На этот раз Кловис определенно сказал: „Абсолютная чепуха!“. Сэр Уильям был более вежлив, но прявил равный скепсис.
— Не лучше ли позвать кота и судить самим? — спросила леди Блемли.
Сэр Уилфрид вышел поискать животное, а компания устроилась в вялом ожидании лицезреть какоq-нибудь более или менее ловкий фокус, обычный на вечеринках.
Через минуту сэр Уилфрид вернулся в гостиную с белым, несмотря на загар лицом и с глазами расширенными от изумления.
— Боже мой, это правда!
Его возбуждение было безошибочно искренним и слушатели зашевелились с трепетом пробудившегося интереса.
Повалившись в кресло, он продолжал бездыханно: „Я нашел его дремлющим в курительной комнате и позвал на чай. Он прищурился на меня в своей обычной манере, а я сказал: „Пошли Тоби, не заставляй нас ждать, — и, боже мой, он протяжно ответил самым ужасным натуральным голосом, что он придет, когда хорошо отдохнет. Я чуть, было не выпрыгнул из собственной кожи!
Эппин обращался к абсолютно равнодушным слушателям; заявление сэра Уилфреда вызвало мгновенное доверие. Поднялся хор возбужденных восклицаний, среди которых ученый сидел, молча наслаждаясь первыми плодами своего изумительного открытия.
Среди шума и гама в комнате появился Тобермори, прошелся мягкой поступью невозмутимо осматривая окружающее, и приблизился к группе сидящей вокруг чайного столика.
В компании воцарилась смущенная и напряженная тишина. Появился элемент замешательства при обращении на равных к домашнему коту с общепризнанной способностью кусаться.
— Не хочешь ли немного молока, Тобермори? — спросила леди Блемли несколько напряженным голосом.
— Пожалуй не откажусь, — был ответ, произнесенный тоном полного безразличия. Дрожь подавленного возбуждения прошла по слушателям и надо извинить леди Блемли, если она налила блюдечко молока весьма нетвердой рукой.
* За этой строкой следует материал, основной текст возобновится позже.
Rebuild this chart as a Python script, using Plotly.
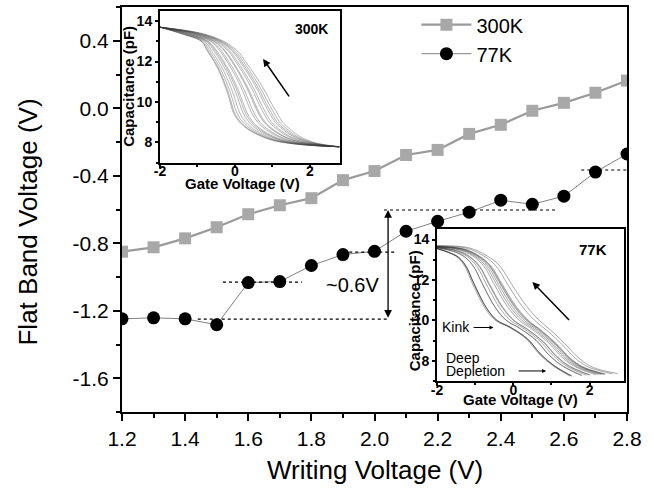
import plotly.graph_objects as go

# ---------------- data ----------------
writing_v = [1.2, 1.3, 1.4, 1.5, 1.6, 1.7, 1.8, 1.9, 2.0, 2.1, 2.2, 2.3, 2.4, 2.5, 2.6, 2.7, 2.8]
vfb_300k = [-0.85, -0.824, -0.771, -0.705, -0.628, -0.575, -0.533, -0.426, -0.372,
            -0.277, -0.247, -0.152, -0.098, -0.015, 0.032, 0.092, 0.164]
vfb_77k = [-1.248, -1.242, -1.248, -1.283, -1.033, -1.027, -0.932, -0.867, -0.848,
           -0.729, -0.67, -0.616, -0.545, -0.569, -0.521, -0.378, -0.271]

x_ticks = [1.2, 1.4, 1.6, 1.8, 2.0, 2.2, 2.4, 2.6, 2.8]
x_labels = ["1.2", "1.4", "1.6", "1.8", "2.0", "2.2", "2.4", "2.6", "2.8"]
y_ticks = [-1.6, -1.2, -0.8, -0.4, 0.0, 0.4]
y_labels = ["-1.6", "-1.2", "-0.8", "-0.4", "0.0", "0.4"]

# dotted guide levels: (y, x_start, x_end)
guide_y = [-1.25, -1.03, -0.853, -0.603, -0.366]
guide_x0 = [1.44, 1.52, 1.92, 2.03, 2.655]
guide_x1 = [2.04, 1.77, 2.07, 2.58, 2.8]

# inset C-V curves: first and last curve of each family
c300_levels = [13.7, 13.4, 13.0, 12.5, 12.0, 11.5, 11.0, 10.5, 10.0, 9.5, 9.0, 8.6, 8.3, 8.1, 7.95, 7.85, 7.78]
v300_first = [-2.0, -1.47, -0.9, -0.73, -0.56, -0.42, -0.31, -0.21, -0.13, -0.05, 0.12, 0.38, 0.7, 1.0, 1.45, 2.0, 2.78]
v300_last = [-2.0, -0.9, -0.3, 0.08, 0.28, 0.47, 0.65, 0.81, 0.95, 1.11, 1.27, 1.5, 1.72, 1.95, 2.2, 2.5, 2.78]

v77_first = [-2.0, -1.7, -1.45, -1.25, -1.09, -0.74, -0.47, -0.12, 0.33, 0.68, 1.04, 1.48]
c77_first = [13.55, 13.35, 13.1, 12.6, 11.9, 10.6, 10.0, 9.67, 9.1, 8.33, 7.75, 7.25]
v77_last = [-2.0, -1.18, -0.74, -0.38, -0.03, 0.33, 0.68, 1.04, 1.4, 1.75, 2.1, 2.73]
c77_last = [13.7, 13.6, 13.25, 12.75, 11.75, 10.75, 10.0, 9.42, 8.75, 8.08, 7.67, 7.37]

FONT = "Liberation Sans, Arial, sans-serif"

fig = go.Figure()

# ---------------- main series ----------------
fig.add_trace(go.Scatter(
    x=writing_v, y=vfb_300k, mode="lines+markers", name="300K",
    line=dict(color="#9a9a9a", width=2.2),
    marker=dict(symbol="square", size=12, color="#a8a8a8"),
    xaxis="x", yaxis="y"))
fig.add_trace(go.Scatter(
    x=writing_v, y=vfb_77k, mode="lines+markers", name="77K",
    line=dict(color="#808080", width=1),
    marker=dict(symbol="circle", size=13, color="black"),
    xaxis="x", yaxis="y"))

# ---------------- inset curves ----------------
lo, hi = min(vfb_300k), max(vfb_300k)
for fb in vfb_300k:
    t = (fb - lo) / (hi - lo)
    xs = [(1 - t) * a + t * b for a, b in zip(v300_first, v300_last)]
    fig.add_trace(go.Scatter(x=xs, y=c300_levels, mode="lines", showlegend=False,
                             line=dict(color="rgba(60,60,60,0.55)", width=0.7, shape="spline"),
                             xaxis="x2", yaxis="y2", hoverinfo="skip"))

lo, hi = min(vfb_77k), max(vfb_77k)
for fb in vfb_77k:
    t = (fb - lo) / (hi - lo)
    xs = [(1 - t) * a + t * b for a, b in zip(v77_first, v77_last)]
    ys = [(1 - t) * a + t * b for a, b in zip(c77_first, c77_last)]
    fig.add_trace(go.Scatter(x=xs, y=ys, mode="lines", showlegend=False,
                             line=dict(color="rgba(40,40,40,0.45)", width=0.9, shape="spline"),
                             xaxis="x3", yaxis="y3", hoverinfo="skip"))

# ---------------- dotted guides ----------------
shapes = []
for gy, gx0, gx1 in zip(guide_y, guide_x0, guide_x1):
    shapes.append(dict(type="line", xref="x", yref="y", x0=gx0, x1=gx1, y0=gy, y1=gy,
                       line=dict(color="black", width=1.2, dash="dot")))


def txt(x, y, text, xref, yref, size, bold=False, angle=0, xanchor="center"):
    f = dict(family=FONT, size=size, color="black")
    if bold:
        f["weight"] = "bold"
    return dict(x=x, y=y, xref=xref, yref=yref, text=text, showarrow=False, textangle=angle,
                xanchor=xanchor, yanchor="middle", font=f)


def arrow(x, y, ax, ay, xref, yref, width=1.5, size=1.0, side="end"):
    return dict(x=x, y=y, ax=ax, ay=ay, xref=xref, yref=yref, axref=xref, ayref=yref,
                text="", showarrow=True, arrowhead=2, arrowside=side, arrowsize=size,
                arrowwidth=width, arrowcolor="black")


annotations = [
    arrow(2.043, -0.603, 2.043, -1.25, "x", "y", width=1.3, size=1.2, side="end+start"),
    txt(1.929, -1.045, "~0.6V", "x", "y", 20),
    txt(0.5, -0.143, "Writing Voltage (V)", "paper", "paper", 26),
    txt(-0.186, 0.468, "Flat Band Voltage (V)", "paper", "paper", 26, angle=-90),
    # inset 1
    txt(0.2396, 0.564, "Gate Voltage (V)", "paper", "paper", 15, bold=True),
    txt(0.0139, 0.803, "Capacitance (pF)", "paper", "paper", 15, bold=True, angle=-90),
    txt(2.05, 13.6, "300K", "x2", "y2", 14, bold=True),
    arrow(0.75, 12.13, 1.47, 10.2, "x2", "y2"),
    # inset 2
    txt(0.790, 0.032, "Gate Voltage (V)", "paper", "paper", 15, bold=True),
    txt(0.578, 0.251, "Capacitance (pF)", "paper", "paper", 15, bold=True, angle=-90),
    txt(2.1, 13.5, "77K", "x3", "y3", 15, bold=True),
    arrow(0.5, 11.9, 1.5, 9.95, "x3", "y3"),
    txt(-1.51, 9.65, "Kink", "x3", "y3", 14),
    arrow(-0.52, 9.65, -1.08, 9.65, "x3", "y3", width=1, size=0.8),
    txt(-1.83, 8.15, "Deep", "x3", "y3", 14, xanchor="left"),
    txt(-1.83, 7.5, "Depletion", "x3", "y3", 14, xanchor="left"),
    arrow(0.86, 7.5, 0.1, 7.5, "x3", "y3", width=1, size=0.8),
]

main_tick_font = dict(family=FONT, size=21, color="black")
inset_tick_font = dict(family=FONT, size=14, color="black", weight="bold")


def inset_axis(domain, anchor, rng, vals, standoff=0):
    return dict(domain=domain, anchor=anchor, range=rng,
                tickvals=vals, ticktext=[str(v) for v in vals], tickfont=inset_tick_font,
                ticks="outside", ticklen=3, tickwidth=1.5, tickcolor="black",
                ticklabelstandoff=standoff,
                minor=dict(dtick=1, tick0=0, ticks="outside", ticklen=2, tickwidth=1.5, tickcolor="black"),
                showline=True, linewidth=2, linecolor="black", mirror=True,
                showgrid=False, zeroline=False)


fig.update_layout(
    width=654, height=495,
    margin=dict(l=122, r=27, t=6, b=83, pad=0),
    paper_bgcolor="white", plot_bgcolor="white",
    showlegend=True,
    legend=dict(x=0.583, y=1.002, xanchor="left", yanchor="top",
                font=dict(family=FONT, size=20, color="black"),
                bgcolor="rgba(0,0,0,0)", itemwidth=50, tracegroupgap=0),
    xaxis=dict(range=[1.2, 2.8], tickvals=x_ticks, ticktext=x_labels, tickfont=main_tick_font,
               ticks="outside", ticklen=7, tickwidth=2, tickcolor="black",
               minor=dict(dtick=0.1, tick0=1.2, ticks="outside", ticklen=4, tickwidth=2, tickcolor="black"),
               showline=True, linewidth=2, linecolor="black", mirror=True,
               showgrid=False, zeroline=False, domain=[0, 1]),
    yaxis=dict(range=[-1.8, 0.6], tickvals=y_ticks, ticktext=y_labels, tickfont=main_tick_font,
               ticks="outside", ticklen=7, tickwidth=2, tickcolor="black",
               minor=dict(dtick=0.2, tick0=0, ticks="outside", ticklen=4, tickwidth=2, tickcolor="black"),
               showline=True, linewidth=2, linecolor="black", mirror=True,
               showgrid=False, zeroline=False, domain=[0, 1]),
    xaxis2=inset_axis([0.0752, 0.4317], "y2", [-2, 2.8], [-2, 0, 2], standoff=-8),
    yaxis2=inset_axis([0.616, 0.990], "x2", [7, 14.5], [8, 10, 12, 14]),
    xaxis3=inset_axis([0.6238, 0.994], "y3", [-2, 2.9], [-2, 0, 2], standoff=-8),
    yaxis3=inset_axis([0.0764, 0.4507], "x3", [7, 14.5], [8, 10, 12, 14]),
    shapes=shapes,
    annotations=annotations,
)

fig.write_html("out.html")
— Боюсь, я немного разлила, — извиняясь сказала она.
— Кроме того, это не мой сорт, — возразил Тобермори.
В группе снова воцарилась тишина, а потом мисс Рескер в своей лучшей манере окружной визитерши спросила: „Не было ли трудно выучить человеческий язык“. Тобермори искоса глянул на нее, а потом безмятежно устремил взгляд в пространство. Было очевидно, что надоедливые вопросы лежат за пределами его схемы жизни.
— Что вы думаете о человеческом разуме? — неуверенно спросила Мэвис Пеллингтон.